With AI, ByteDance's Seedance 2.0 can generate multi-shot film sequences in 60 seconds, with a usability rate for generated footage exceeding 90%. You can produce content for roughly 100,000 yuan (about $14,000).
So the production ceiling collapses, and suddenly anyone can make this stuff. Which means everyone will. Which means the signal-to-noise ratio craters.

When the cost of production approaches zero, differentiation becomes the only moat. And differentiation is exactly what assembly-line content cannot provide.
The stuff that makes people care about characters across a franchise is precisely what gets sacrificed at the altar of efficiency.
Churn and payment friction are already emerging as real issues
The micro drama monetization model is basically mobile gaming applied to narrative content.
First 7–15 episodes free to get you hooked, then pay small amounts ($0.30–$0.50) to unlock further episodes using in-app virtual currency. The bet is that micro-payments feel less painful than a large upfront commitment.
This works. 60% of global revenue comes from these transactional or subscription models, per Omdia data.

But the industry is already showing signs of "subscription fatigue". The response has been to launch premium tiers at $17–$20 per week that bundle ad-free viewing, early access, and exclusive content.
Which is... just a streaming subscription. The format that positioned itself as the anti-Netflix is building its business model convergence toward Netflix.

The regulatory free ride is getting shorter
The more money that enters a category, the less it gets to act like a scrappy little internet loophole.
In China, 2026 brought a tiered review system for microdramas.

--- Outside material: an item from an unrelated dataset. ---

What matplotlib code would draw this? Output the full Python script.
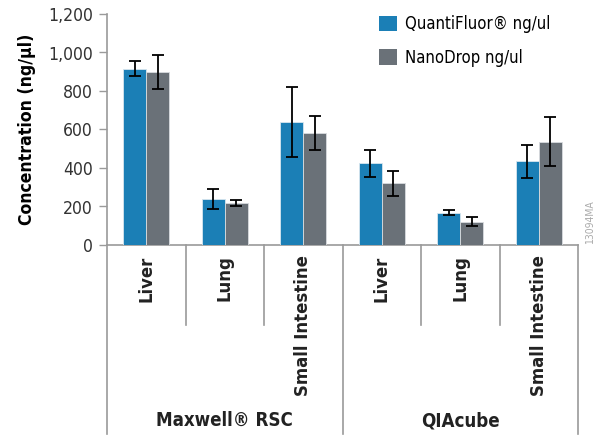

Bigger productions are reviewed by provincial authorities before release, while smaller platform-based ones are overseen by the platforms themselves.
In the US, the Copyright Office reaffirmed that copyrightable works require human authorship. So if teams are using AI, they now need to document how human revision and editorial judgment shaped the final work.

Then there is the CLEAR Act, introduced in February 2026, which would require generative AI developers to disclose training dataset information. State laws around digital replicas are also pushing for clearer consent and disclosure when synthetic performers are used commercially.
Once regulation tightens, a lot of the “just ship it” energy becomes harder to maintain. The low-friction version of the model looks more like a thing of the past.
Things are getting messier
Unauthorized platforms and content theft are already being treated as major threats to the industry’s revenue.
As the market gets bigger, disputes over revenue share, cost overruns, final cuts, and ownership are increasing too.
Legal experts are already recommending more specific investment agreements spelling out things like script originality, platform release timelines, and what actually counts as acceptable delivery.
Once the money gets real, the mess gets real too.
Not all players will be able to stay in the game. Some will get squeezed out even while the headline market keeps growing.

So what actually survives?
I think micro dramas as a format will survive. But the “hook-first” and everything else later version of the model is the part that looks vulnerable.

When streaming giants like Netflix and Disney+ start rolling out their own short-form mobile hubs, vertical and horizontal storytelling are expected to coexist rather than compete.
The companies that win are the ones treating this as an IP development pipeline, not a content vending machine.